Imports slowed earlier in the year after monetary tightening measures restricted fabricators' access to bank loans, but a recovery in demand from the power sector is expected offset the impact of tighter credit, Zhang said.

China's push to electrify its vast rural hinterlands will drive consumption growth in the next five years, keeping global prices at elevated levels despite neutral market conditions elsewhere in the world, said Zhao Bo, deputy director of China Nonferrous Metals Industry Association's copper department.

Going forward, the "average [demand] growth will likely be 6% per year for the next five years, with rural demand [being] the main contributor," he said.

China has announced plans to spend CNY292.5 billion ($45 billion) on power grids in the next five years, mainly on rural network upgrades. With the power sector accounting for 48.2% of domestic copper consumption, Chinese demand is expected to reach 8.5 million tons a year by 2015, Zhao said.

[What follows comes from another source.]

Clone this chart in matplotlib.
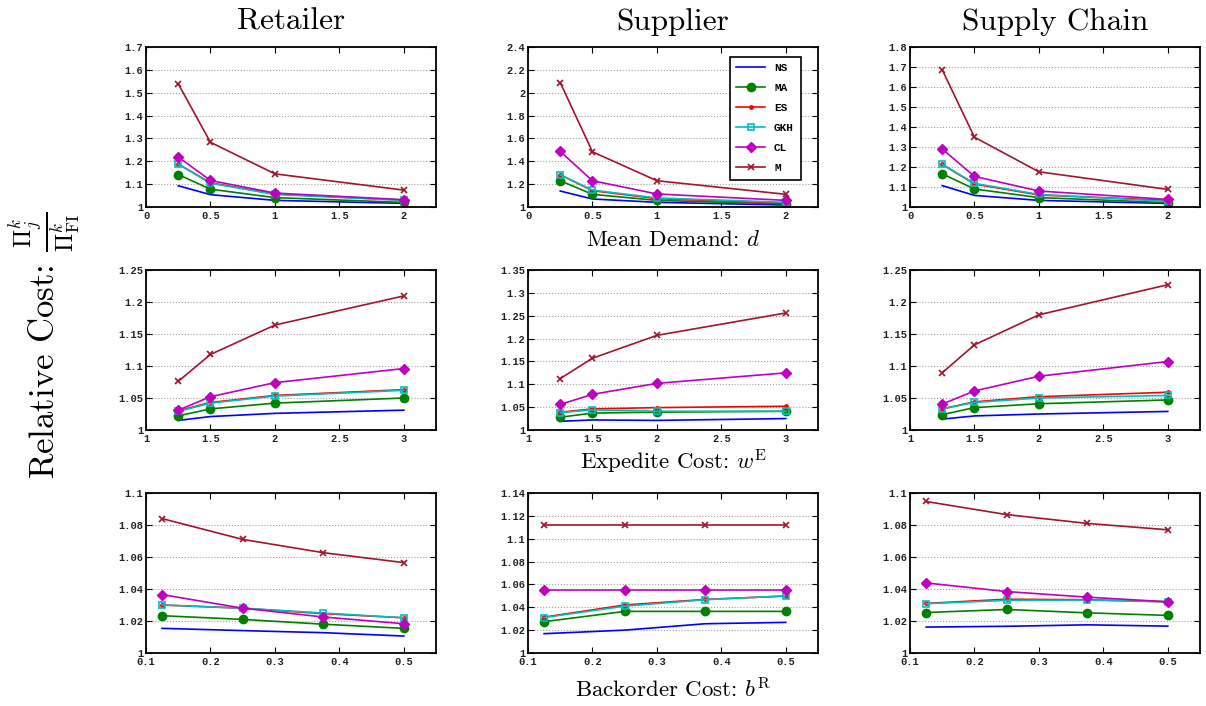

China is the world's largest consumer of copper, accounting for as much as 40% of global consumption. That makes any early indication of Chinese demand a bellwether for global trend in demand and prices.

"The China copper demand story will continue and we're very bullish on prices in the long term," said Kay Priestly, chief financial offer of Rio Tinto Ltd.'s U.S. copper division. "China's share of global demand is forecast to exceed 50% by 2025."

While the overall outlook is still positive, there could be some near-term headwinds as demand from the mass-transit sector and highway-related projects take a hit due to tighter credit market conditions, said Chen Hongzhou, vice director at Chinalco Luoyang Copper Co, a unit of Aluminum Corp. of China Ltd. or Chinalco.

Moreover, with limited or little growth in the U.S and Europe, Chinese copper exports to these markets may remain under pressure, he said. Copper contained in exports of finished goods accounts for 25%-30% of China's total copper consumption.